> _TASK REQUIREMENTS_
Carry none of the pictures over; set down the material below exactly.

> _GIVEN INFORMATION_
____

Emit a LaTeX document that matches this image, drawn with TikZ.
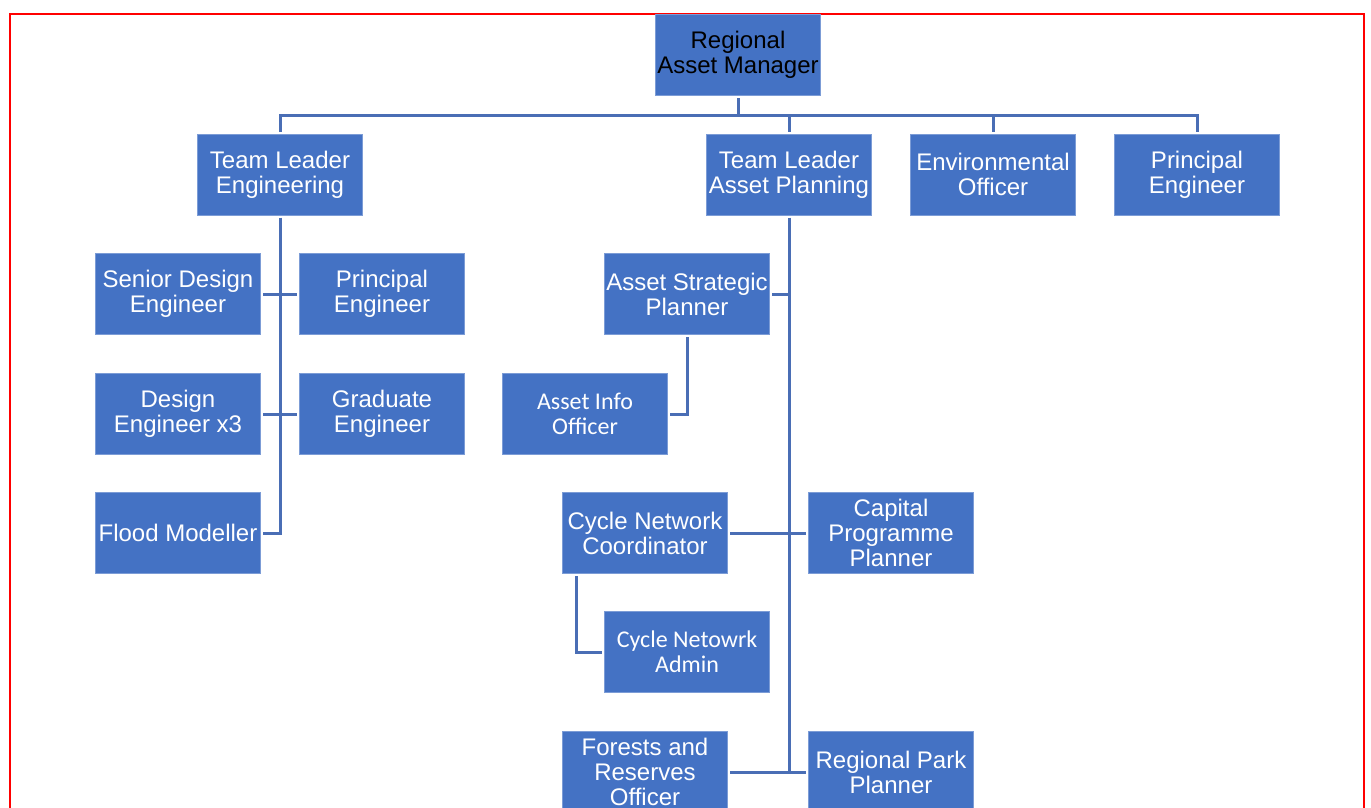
\documentclass[tikz,border=0pt]{standalone}
\usepackage{fontspec}
\setmainfont{Liberation Sans}
\newfontfamily\calibri{Carlito}
\usetikzlibrary{positioning, calc}
\definecolor{boxblu}{HTML}{4472C4}
\definecolor{lineablu}{HTML}{4A6EB5}

\begin{document}
\begin{tikzpicture}[
  x=1pt, y=-1pt,
  font=\fontsize{24}{25}\selectfont,
  casella/.style={fill=boxblu, draw=boxblu!70!white, line width=0.6pt, text=white, align=center,
                  minimum width=165pt, minimum height=81pt, inner sep=0pt, outer sep=2.5pt},
  linea/.style={draw=lineablu, line width=3pt}
]

\useasboundingbox (0,0) rectangle (1371,807);
\clip (0,0) rectangle (1371,807);

% cornice
\draw[red, line width=2pt] (9.5,830) -- (9.5,13.5) -- (1364,13.5) -- (1364,830);

% vertice e primo livello
\node[casella, text=black] (ram)  at (738,55)    {Regional\\ Asset Manager};
\node[casella] (tle)  at (280,174.5)  {Team Leader\\ Engineering};
\node[casella] (tlap) at (789,174.5)  {Team Leader\\ Asset Planning};
\node[casella] (eo)   at (993,174.5)  {Environmental\\ Officer};
\node[casella] (pe)   at (1197,174.5) {Principal\\ Engineer};

% ramo engineering
\node[casella] (sde) at (178,294) {Senior Design\\ Engineer};
\node[casella] (pe2) at (382,294) {Principal\\ Engineer};
\node[casella] (de)  at (178,414) {Design\\ Engineer x3};
\node[casella] (ge)  at (382,414) {Graduate\\ Engineer};
\node[casella] (fm)  at (178,533) {Flood Modeller};

% ramo asset planning
\node[casella] (asp) at (687,294) {Asset Strategic\\ Planner};
\node[casella, font=\calibri\fontsize{24}{25}\selectfont] (aio) at (585,414) {Asset Info\\ Officer};
\node[casella] (cnc) at (645,533) {Cycle Network\\ Coordinator};
\node[casella] (cpp) at (891,533) {Capital\\ Programme\\ Planner};
\node[casella, font=\calibri\fontsize{24}{25}\selectfont] (cna) at (687,652) {Cycle Netowrk\\ Admin};
\node[casella] (fro) at (645,772) {Forests and\\ Reserves\\ Officer};
\node[casella] (rpp) at (891,772) {Regional Park\\ Planner};

% collegamenti primo livello
\coordinate (bus) at (0,115);
\draw[linea] (ram.south) -- (ram.south |- bus);
\draw[linea] (tle.north) -- (tle.north |- bus) -- (pe.north |- bus) -- (pe.north);
\draw[linea] (tlap.north) -- (tlap.north |- bus);
\draw[linea] (eo.north) -- (eo.north |- bus);

% collegamenti engineering
\draw[linea] (tle.south) -- (tle.south |- fm.east) -- (fm.east);
\draw[linea] (sde.east) -- (pe2.west);
\draw[linea] (de.east) -- (ge.west);

% collegamenti asset planning
\draw[linea] (tlap.south) -- (tlap.south |- fro.east);
\draw[linea] (asp.east) -- (asp.east -| tlap.south);
\draw[linea] (asp.south) |- (aio.east);
\draw[linea] (cnc.east) -- (cpp.west);
\draw[linea] ([xshift=16pt]cnc.south west) |- (cna.west);
\draw[linea] (fro.east) -- (rpp.west);

\end{tikzpicture}
\end{document}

____

> _THE RESPONSE_
Emit a LaTeX document that matches this image, drawn with TikZ.
\documentclass[tikz,border=0pt]{standalone}
\usepackage{fontspec}
\setmainfont{Liberation Sans}
\newfontfamily\calibri{Carlito}
\usetikzlibrary{positioning, calc}
\definecolor{boxblu}{HTML}{4472C4}
\definecolor{lineablu}{HTML}{4A6EB5}

\begin{document}
\begin{tikzpicture}[
  x=1pt, y=-1pt,
  font=\fontsize{24}{25}\selectfont,
  casella/.style={fill=boxblu, draw=boxblu!70!white, line width=0.6pt, text=white, align=center,
                  minimum width=165pt, minimum height=81pt, inner sep=0pt, outer sep=2.5pt},
  linea/.style={draw=lineablu, line width=3pt}
]

\useasboundingbox (0,0) rectangle (1371,807);
\clip (0,0) rectangle (1371,807);

% cornice
\draw[red, line width=2pt] (9.5,830) -- (9.5,13.5) -- (1364,13.5) -- (1364,830);

% vertice e primo livello
\node[casella, text=black] (ram)  at (738,55)    {Regional\\ Asset Manager};
\node[casella] (tle)  at (280,174.5)  {Team Leader\\ Engineering};
\node[casella] (tlap) at (789,174.5)  {Team Leader\\ Asset Planning};
\node[casella] (eo)   at (993,174.5)  {Environmental\\ Officer};
\node[casella] (pe)   at (1197,174.5) {Principal\\ Engineer};

% ramo engineering
\node[casella] (sde) at (178,294) {Senior Design\\ Engineer};
\node[casella] (pe2) at (382,294) {Principal\\ Engineer};
\node[casella] (de)  at (178,414) {Design\\ Engineer x3};
\node[casella] (ge)  at (382,414) {Graduate\\ Engineer};
\node[casella] (fm)  at (178,533) {Flood Modeller};

% ramo asset planning
\node[casella] (asp) at (687,294) {Asset Strategic\\ Planner};
\node[casella, font=\calibri\fontsize{24}{25}\selectfont] (aio) at (585,414) {Asset Info\\ Officer};
\node[casella] (cnc) at (645,533) {Cycle Network\\ Coordinator};
\node[casella] (cpp) at (891,533) {Capital\\ Programme\\ Planner};
\node[casella, font=\calibri\fontsize{24}{25}\selectfont] (cna) at (687,652) {Cycle Netowrk\\ Admin};
\node[casella] (fro) at (645,772) {Forests and\\ Reserves\\ Officer};
\node[casella] (rpp) at (891,772) {Regional Park\\ Planner};

% collegamenti primo livello
\coordinate (bus) at (0,115);
\draw[linea] (ram.south) -- (ram.south |- bus);
\draw[linea] (tle.north) -- (tle.north |- bus) -- (pe.north |- bus) -- (pe.north);
\draw[linea] (tlap.north) -- (tlap.north |- bus);
\draw[linea] (eo.north) -- (eo.north |- bus);

% collegamenti engineering
\draw[linea] (tle.south) -- (tle.south |- fm.east) -- (fm.east);
\draw[linea] (sde.east) -- (pe2.west);
\draw[linea] (de.east) -- (ge.west);

% collegamenti asset planning
\draw[linea] (tlap.south) -- (tlap.south |- fro.east);
\draw[linea] (asp.east) -- (asp.east -| tlap.south);
\draw[linea] (asp.south) |- (aio.east);
\draw[linea] (cnc.east) -- (cpp.west);
\draw[linea] ([xshift=16pt]cnc.south west) |- (cna.west);
\draw[linea] (fro.east) -- (rpp.west);

\end{tikzpicture}
\end{document}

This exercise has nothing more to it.